The request: Search the material below for the word "this". Copy every line that has it.

Excerpted records:
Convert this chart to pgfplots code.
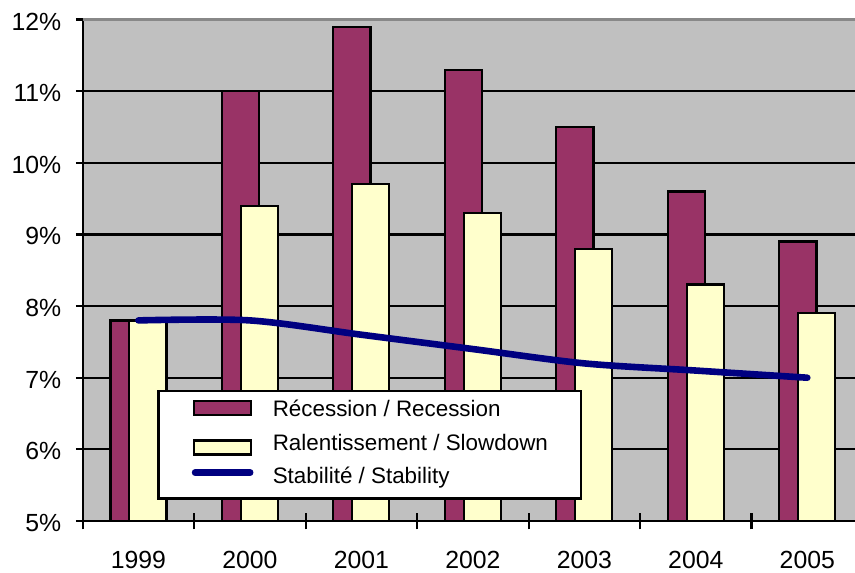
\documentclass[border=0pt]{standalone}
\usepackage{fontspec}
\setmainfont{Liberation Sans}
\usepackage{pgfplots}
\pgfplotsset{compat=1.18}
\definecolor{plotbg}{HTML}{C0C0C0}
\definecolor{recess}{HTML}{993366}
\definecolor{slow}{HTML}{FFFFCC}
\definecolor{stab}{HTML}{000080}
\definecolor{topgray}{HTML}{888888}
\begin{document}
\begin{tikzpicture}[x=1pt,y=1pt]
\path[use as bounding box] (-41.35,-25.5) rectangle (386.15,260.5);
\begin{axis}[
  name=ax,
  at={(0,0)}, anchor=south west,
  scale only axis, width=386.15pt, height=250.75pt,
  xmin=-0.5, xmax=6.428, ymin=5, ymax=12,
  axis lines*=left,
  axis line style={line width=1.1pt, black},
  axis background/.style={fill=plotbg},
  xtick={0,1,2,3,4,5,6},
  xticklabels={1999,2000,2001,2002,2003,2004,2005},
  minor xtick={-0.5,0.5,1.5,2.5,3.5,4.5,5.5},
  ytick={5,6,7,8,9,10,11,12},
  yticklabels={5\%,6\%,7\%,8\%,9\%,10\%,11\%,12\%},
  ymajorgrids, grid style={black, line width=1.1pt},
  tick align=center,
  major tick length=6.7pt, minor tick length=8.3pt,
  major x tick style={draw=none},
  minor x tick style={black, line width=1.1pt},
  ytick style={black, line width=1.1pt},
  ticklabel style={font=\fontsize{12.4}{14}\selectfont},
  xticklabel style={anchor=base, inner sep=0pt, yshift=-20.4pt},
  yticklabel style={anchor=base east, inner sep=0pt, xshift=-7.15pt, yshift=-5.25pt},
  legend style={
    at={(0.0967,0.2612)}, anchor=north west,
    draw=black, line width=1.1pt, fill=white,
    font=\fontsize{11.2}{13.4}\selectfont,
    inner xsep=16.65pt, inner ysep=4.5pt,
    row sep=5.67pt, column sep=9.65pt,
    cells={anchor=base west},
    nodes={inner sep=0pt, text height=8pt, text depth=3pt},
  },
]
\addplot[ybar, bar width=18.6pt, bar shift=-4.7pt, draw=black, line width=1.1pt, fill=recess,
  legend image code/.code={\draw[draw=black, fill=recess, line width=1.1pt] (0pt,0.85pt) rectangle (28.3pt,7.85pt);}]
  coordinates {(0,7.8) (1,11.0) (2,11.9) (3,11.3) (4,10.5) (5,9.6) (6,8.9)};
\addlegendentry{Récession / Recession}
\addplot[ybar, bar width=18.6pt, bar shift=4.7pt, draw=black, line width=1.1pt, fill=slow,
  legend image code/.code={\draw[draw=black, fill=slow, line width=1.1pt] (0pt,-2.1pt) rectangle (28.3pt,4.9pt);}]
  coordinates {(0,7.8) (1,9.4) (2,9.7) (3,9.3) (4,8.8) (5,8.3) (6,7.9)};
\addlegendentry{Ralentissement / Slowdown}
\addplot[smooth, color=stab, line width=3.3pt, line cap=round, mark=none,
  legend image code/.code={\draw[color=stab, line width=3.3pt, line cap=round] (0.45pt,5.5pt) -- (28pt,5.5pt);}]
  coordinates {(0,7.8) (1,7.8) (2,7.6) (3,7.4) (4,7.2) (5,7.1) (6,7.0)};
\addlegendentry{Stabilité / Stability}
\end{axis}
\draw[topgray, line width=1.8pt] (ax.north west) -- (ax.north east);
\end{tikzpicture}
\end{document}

--

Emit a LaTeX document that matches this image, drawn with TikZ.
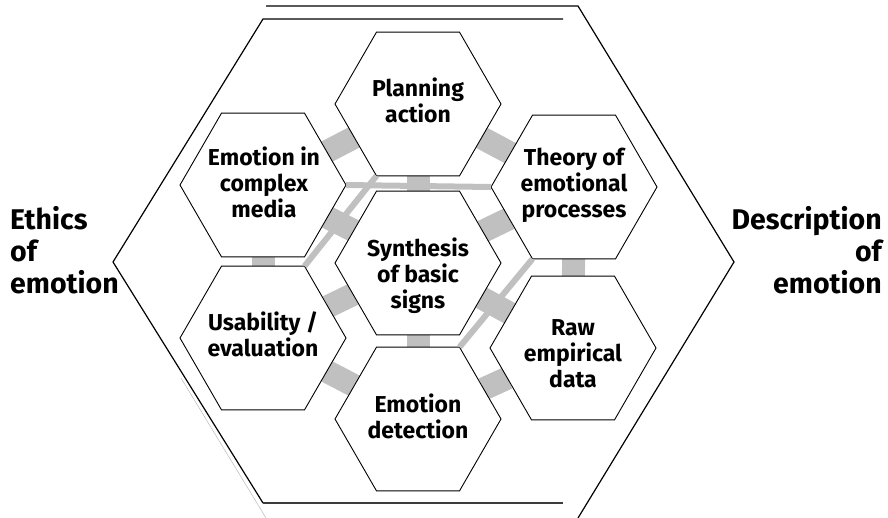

==

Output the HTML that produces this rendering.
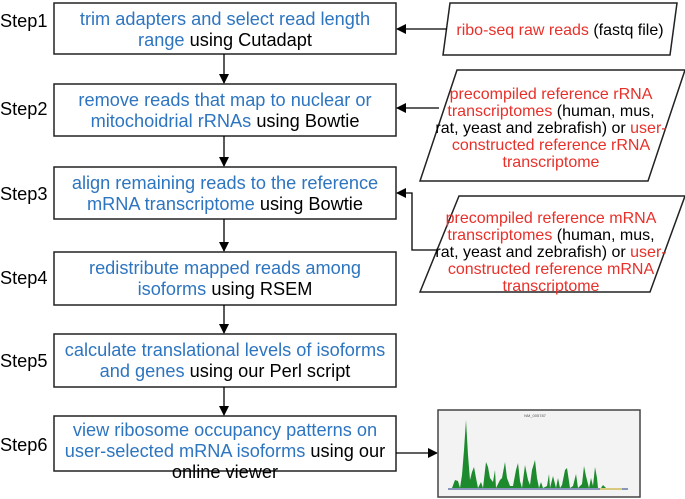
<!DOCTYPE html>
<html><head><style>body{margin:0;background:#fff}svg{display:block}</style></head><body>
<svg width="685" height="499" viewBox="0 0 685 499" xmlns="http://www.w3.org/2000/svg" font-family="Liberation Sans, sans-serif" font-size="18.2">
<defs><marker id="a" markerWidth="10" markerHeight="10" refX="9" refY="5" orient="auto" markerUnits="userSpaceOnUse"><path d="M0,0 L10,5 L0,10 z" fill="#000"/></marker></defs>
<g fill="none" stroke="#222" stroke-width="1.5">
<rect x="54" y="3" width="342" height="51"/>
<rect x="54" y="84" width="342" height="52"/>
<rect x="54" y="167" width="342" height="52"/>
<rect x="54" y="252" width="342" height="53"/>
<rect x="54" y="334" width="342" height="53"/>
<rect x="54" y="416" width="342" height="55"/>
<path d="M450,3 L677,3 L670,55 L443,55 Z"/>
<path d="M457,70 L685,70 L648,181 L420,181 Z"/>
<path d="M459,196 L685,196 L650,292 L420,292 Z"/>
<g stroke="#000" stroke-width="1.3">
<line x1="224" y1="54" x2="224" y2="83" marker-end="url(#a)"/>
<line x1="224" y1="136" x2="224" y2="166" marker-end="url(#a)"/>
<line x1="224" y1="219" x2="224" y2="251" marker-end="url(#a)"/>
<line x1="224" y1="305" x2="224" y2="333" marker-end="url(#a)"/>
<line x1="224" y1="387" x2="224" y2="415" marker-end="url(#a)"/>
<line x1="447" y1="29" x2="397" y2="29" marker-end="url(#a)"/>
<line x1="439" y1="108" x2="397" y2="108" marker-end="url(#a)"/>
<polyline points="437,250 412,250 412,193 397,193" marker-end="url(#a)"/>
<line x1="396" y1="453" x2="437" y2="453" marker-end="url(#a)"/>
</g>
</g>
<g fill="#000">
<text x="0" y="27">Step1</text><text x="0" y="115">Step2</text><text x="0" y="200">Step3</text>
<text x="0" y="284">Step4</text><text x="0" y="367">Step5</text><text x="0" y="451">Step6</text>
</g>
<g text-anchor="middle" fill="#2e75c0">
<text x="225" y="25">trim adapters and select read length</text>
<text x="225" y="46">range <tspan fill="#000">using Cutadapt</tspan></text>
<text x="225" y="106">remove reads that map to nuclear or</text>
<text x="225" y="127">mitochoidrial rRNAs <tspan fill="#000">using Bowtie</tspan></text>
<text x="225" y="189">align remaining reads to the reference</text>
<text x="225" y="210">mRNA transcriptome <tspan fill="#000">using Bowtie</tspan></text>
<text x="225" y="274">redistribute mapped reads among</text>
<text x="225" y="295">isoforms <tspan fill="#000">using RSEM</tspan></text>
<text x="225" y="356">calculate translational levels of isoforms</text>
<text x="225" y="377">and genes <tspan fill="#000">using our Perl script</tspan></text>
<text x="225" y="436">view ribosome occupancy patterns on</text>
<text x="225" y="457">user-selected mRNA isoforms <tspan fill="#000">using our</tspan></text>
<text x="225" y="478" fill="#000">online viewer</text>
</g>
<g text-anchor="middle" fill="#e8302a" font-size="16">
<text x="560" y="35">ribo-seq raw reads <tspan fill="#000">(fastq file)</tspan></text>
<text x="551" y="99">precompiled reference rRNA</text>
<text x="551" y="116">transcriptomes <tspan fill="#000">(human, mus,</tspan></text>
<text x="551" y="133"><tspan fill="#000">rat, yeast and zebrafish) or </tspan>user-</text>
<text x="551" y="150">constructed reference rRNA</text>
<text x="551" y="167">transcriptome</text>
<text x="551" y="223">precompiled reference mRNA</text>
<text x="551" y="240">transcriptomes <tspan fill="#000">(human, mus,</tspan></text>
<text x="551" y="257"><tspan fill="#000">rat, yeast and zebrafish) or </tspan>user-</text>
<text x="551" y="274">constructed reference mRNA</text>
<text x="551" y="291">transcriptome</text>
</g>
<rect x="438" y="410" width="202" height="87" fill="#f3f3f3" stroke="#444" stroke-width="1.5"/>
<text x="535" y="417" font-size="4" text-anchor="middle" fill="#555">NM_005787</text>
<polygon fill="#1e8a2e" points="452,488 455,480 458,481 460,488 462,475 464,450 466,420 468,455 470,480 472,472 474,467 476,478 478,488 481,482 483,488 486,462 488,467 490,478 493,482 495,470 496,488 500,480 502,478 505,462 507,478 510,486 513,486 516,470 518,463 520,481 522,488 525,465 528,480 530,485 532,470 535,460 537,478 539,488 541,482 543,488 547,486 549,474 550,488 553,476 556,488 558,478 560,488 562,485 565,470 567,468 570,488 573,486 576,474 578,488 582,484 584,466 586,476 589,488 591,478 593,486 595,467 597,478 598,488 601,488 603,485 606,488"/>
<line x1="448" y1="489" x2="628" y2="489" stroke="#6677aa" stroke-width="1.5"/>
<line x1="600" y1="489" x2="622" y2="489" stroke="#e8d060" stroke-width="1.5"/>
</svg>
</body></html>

Exercise result:
Convert this chart to pgfplots code.
Emit a LaTeX document that matches this image, drawn with TikZ.
Output the HTML that produces this rendering.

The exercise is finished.